Ein Streitgespräch als Meilenstein der Reformation
Bei der Heidelberger Disputation am 26. April 1518 verteidigte Luther seine Thesen vor einem akademischen Publikum
Heidelberg (epd). Für seinen aufsehenerregenden Thesenanschlag am 31. Oktober 1517 in Wittenberg wurde der Augustintermönch Martin Luther weithin bekannt. Schon ein halbes Jahr später lud ihn die Generalversammlung des Augustinerordens nach Heidelberg ein, um dort seine 95 Thesen zu erläutern. Luthers Auftritt gilt als wichtiger Schritt für die Reformation im Südwesten. Mit einem akademischen Festakt am 26. April und einem Gottesdienst am 29. April erinnern die badische evangelische Landeskirche und die Universität Heidelberg an die Heidelberger Disputation.
Dieses Streitgespräch am 26. April 1518 kann als Teil des Vorgehens der römischen Kirche gegen Luther im Streit um den Ablasshandel verstanden werden. Der Theologieprofessor nutzte den Besuch, um seine Theologie erstmals außerhalb seiner Heimatuniversität Wittenberg vorzustellen. Auf die Problematik seiner Thesen zum Ablasshandel ging er jedoch nicht ein. Stattdessen befasste er sich mit den Themen der Werkgerechtigkeit und der Kreuzestheologie. Dazu hatte er 40 neue Thesen verfasst, davon 28 theologische und 12 philosophische Thesen. Er legte thesenartig die Rechtfertigungslehre dar, also dass der Mensch nicht durch gute Werke, sondern allein durch den Glauben und die Gnade Gottes gerechtfertigt ist. Damit schuf Luther ein Fundament für seine Kritik am Ablasshandel.

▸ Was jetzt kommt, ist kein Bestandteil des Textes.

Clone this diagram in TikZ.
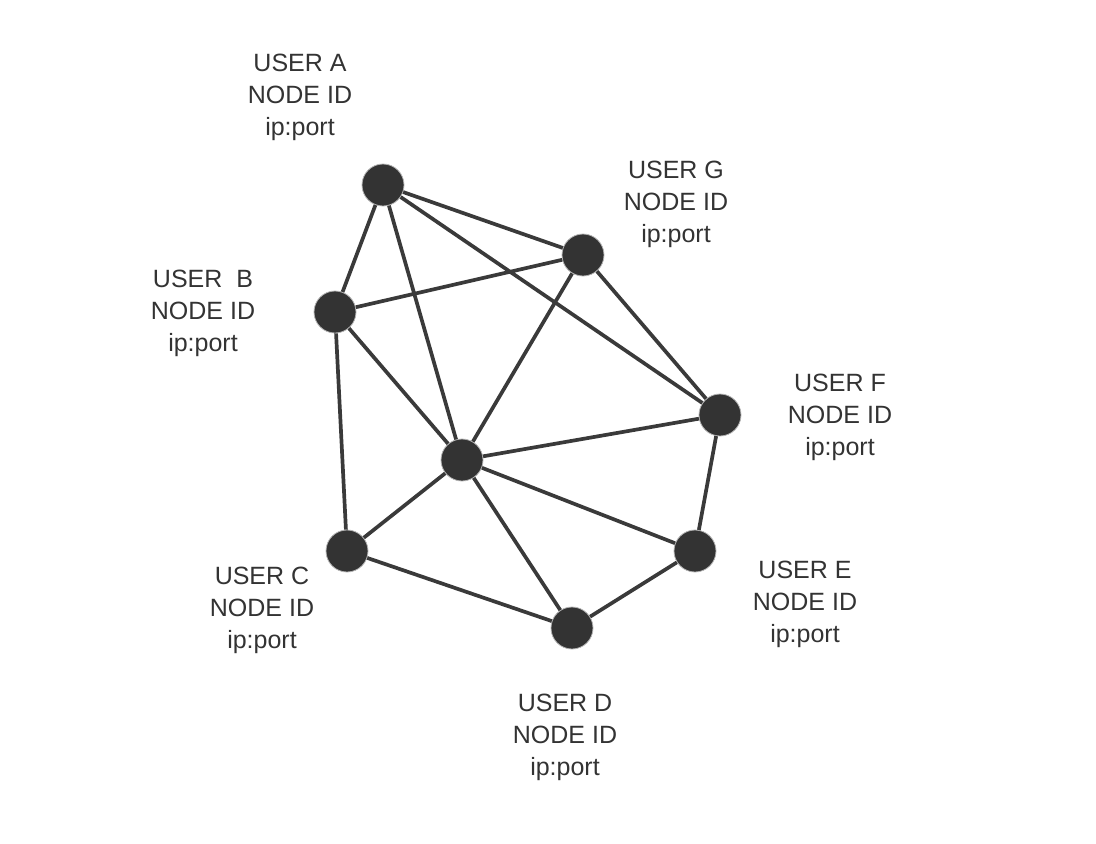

Diese 40 Thesen seien eine „äußerst knapp und pointiert formulierte Zusammenfassung seiner reformatorischen Theologie“, schreibt der Theologe Heinz Scheible in dem Band „Beiträge zur Geschichte Südwestdeutschlands“. Die erste These fasse Luthers jahreslanges vergebliches Ringens, als Mönch das Heil zu erringen, zusammen: „Das Gesetz Gottes, die heilsamste Lehre des Lebens, kann den Menschen nicht zur Gerechtigkeit bringen. Es ist ihm vielmehr ein Hindernis auf dem Wege dazu.“
Gegen den Mainstream
Diese Äußerungen Luthers enthielten viel Sprengstoff, sagte der Heidelberger Theologe Johannes Ehmann im Gespräch mit dem Evangelischen Pressedienst. Die Disputation gegen den damaligen Mainstream sei der „Inbegriff einer unangepassten Theologie“ gewesen. Durch seinen Thesenanschlag sei Luther innerhalb kurzer Zeit bekanntgeworden. Deshalb habe er in Heidelberg auch „eine Art Promiprogramm“ erfahren, so Ehmann.
Der Augustinermönch und Theologieprofessor wurde auch ins Schloss eingeladen von Pfalzgraf Wolfgang, dem jüngeren Bruder von Kurfürst Ludwig V. Bemerkenswert sei auch, dass die Disputation nicht im Augustinerkloster stattgefunden habe, sondern in der Universität, sagte Ehmann.
Erfolg bei den Studenten
Unter den Professoren der theologischen Fakultät fanden Luthers Ausführungen wenig Zustimmung, wohl aber unter den Studenten. Unter den Zuhörern waren spätere Reformatoren wie Martin Bucer, Martin Frecht und Johannes Brenz. Die Mehrzahl der im Südwesten tätigen Pfarrer und Prediger hatte 1518 in Heidelberg studiert und wurde dort für Luthers Lehren gewonnen. Der frühere EKD-Ratsvorsitzende Wolfgang Huber bezeichnete dies als „reformatorischen Meilenstein“ für Baden und die Kurpfalz.
Insbesondere Straßburg wurde durch Martin Bucers Wirken zu einem Zentrum der reformatorischen Bewegung. Luthers Thesen wurden auch durch enge briefliche Kontakte zwischen den Theologen verbreitet. Die 28 theologischen Thesen wurden erstmals 1520 in Paris und in Zwolle (Niederlande) gedruckt, die gesamten 40 Thesen 1530 in Wittenberg.
Christine Süß-Demuth (epd)
Der Festakt zu 500 Jahren Heidelberger Disputation beginnt am Donnerstag, 26. April, um 19.30 Uhr in der Aula der Alten Universität Heidelberg. Am Sonntag, 29. April, um 11 Uhr folgt ein Festgottesdienst in der Heilig-Geist-Kirche. Es predigt die frühere EKD-Ratsvorsitzende und Botschafterin für das Reformationsjubiläum Margot Käßmann.